Quand un cynique comme Abercrombie nous parle de la sagesse des foules, on devine qu'il est ironique. Son récit est évidemment très inspiré par la Révolution française, mais son regard sur ces faits n'est pas le nôtre. Il n'est pas question d'un noble soulèvement populaire qui apporte l'égalité, la fin des privilèges et les Droits de l'homme. La perspective de l'auteur est différente, elle est celle de son pays, l'Angleterre. Les événements révolutionnaires y sont décrits comme un déferlement de passions, comme le déchainement d'égoïsmes individuels maquillés derrière de grands principes, comme une collection d'espoirs contradictoires et inconciliables, comme une furie, un immense carnaval sanglant qui n'aboutit qu'à la violence, au fanatisme, à la terreur et au retour d'un ordre injuste dont seuls les maîtres ont changé. Le Grand Changement, comme les insurgés l'appellent, n'est qu'une immense arnaque.

Abercrombie, on le sait, est un écrivain de notre temps, celui d'un monde désabusé, multipolaire et compliqué. A ses yeux, il n'y a ni bon, ni mauvais camp (qui donc sont les méchants, s'interrogent deux de ses "héros" à la fin), mais seulement des intérêts contradictoires qui s'affrontent ou se combinent à travers de multiples alliances, tromperies et trahisons. Il n'y a pas de grand soir, il n'y a pas de fin de l'histoire, mais un grand conflit incessant entrecoupé de paix trompeuses. Il n'y a que des Machiavel qui tirent les ficelles dans les coulisses, l'auteur entretenant aussi (et c'est un autre signe de l'époque), comme on le redécouvre à la fin, un goût problématique pour le complotisme.

La trilogie The Age Of Madness est aussi, en premier lieu, un roman d'apprentissage, celui des enfants de personnages de la trilogie précédente. Et cet apprentissage, pour eux, est éminemment cruel. Les puissants les mieux intentionnés finissent de trois façons (attention, gros spoiler) : soit ils sont rattrapés par la réalité et ils doivent, pour minimiser les pertes, taire leurs sentiments et prendre des décisions contraires à leurs préférences (Rikke) ; soit, héros fracassés et romantiques déçus, ils deviennent cyniques et ils embrassent ouvertement la voie du vice (Leo) ; soit ils meurent (Orso). Soit ils ont toujours été de fieffés manipulateurs, et ils le demeurent (Savine).

La spécificité de l'univers de The First Law, c'est qu'il est dense et ramassé. Chez Abercrombie, on passe de l'antiquité à l'ère industrielle en quelques générations. Dans ce tout petit monde, on se transporte en un instant du Vieil Empire à la Styrie, de la théocratie déchue de Gurkhul aux Hautes Terres du Nord. Et il en est de même avec ses protagonistes. Sur les deux ans qui séparent le début et la fin de ce cycle, ils changent terriblement vite.

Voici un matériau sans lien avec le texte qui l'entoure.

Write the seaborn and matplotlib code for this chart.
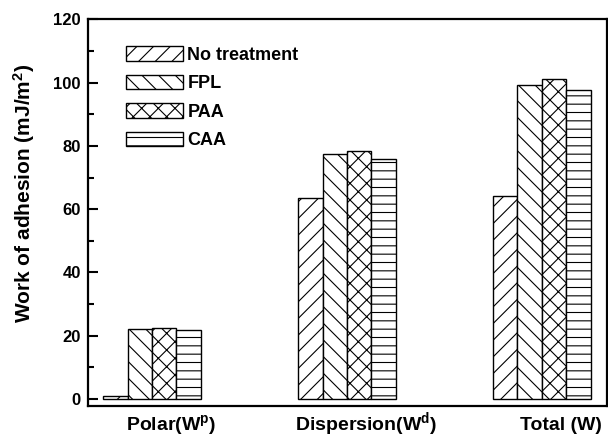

Certains restent grosso modo les mêmes (Savine), ou ils révèlent une vraie nature cachée d'eux-mêmes (Orso). Mais d'autres se métamorphosent à une allure irréelle. Va encore pour Leo qui, souffrant d'un gros trauma, devient une créature vile et aigrie, mais la transformation radicale de Rikke, même en partie magique, est saisissante.

Cette évolution trop forte et trop rapide est l'une des limites du récit. L'autre moment où on fait la fine bouche, (attention, encore un spoiler) c'est quand on suit le stratagème de Rikke contre ses ennemis : celui-ci est prévisible, il est cousu de fil blanc. Et le dernier point douteux chez l'Anglais, on l'a dit, c'est la mise en scène de ces Illuminati suprêmement intelligents qui contrôlent le monde en sous-main, même en temps de désordre révolutionnaire.

Mais tout cela mis de côté, ce dernier livre nous apporte la même satisfaction que tous les autres d'Abercrombie. Il nous offre une suite incessante d'événements où on l'ennui n'a presque jamais sa place. De la politique, de la psychologie, mais aussi beaucoup de baston. Et puis, en général, du suspense, des surprises, des coups de théâtre, un récit palpitant toujours à même de changer de cours, des personnages qui pourraient disparaitre à tout moment. Et le mieux, c'est que cette nouvelle histoire se termine par une vision du futur. Laquelle laisse présager une suite. Laquelle annonce quelques autres aventures palpitantes pour la troisième génération de The First Law.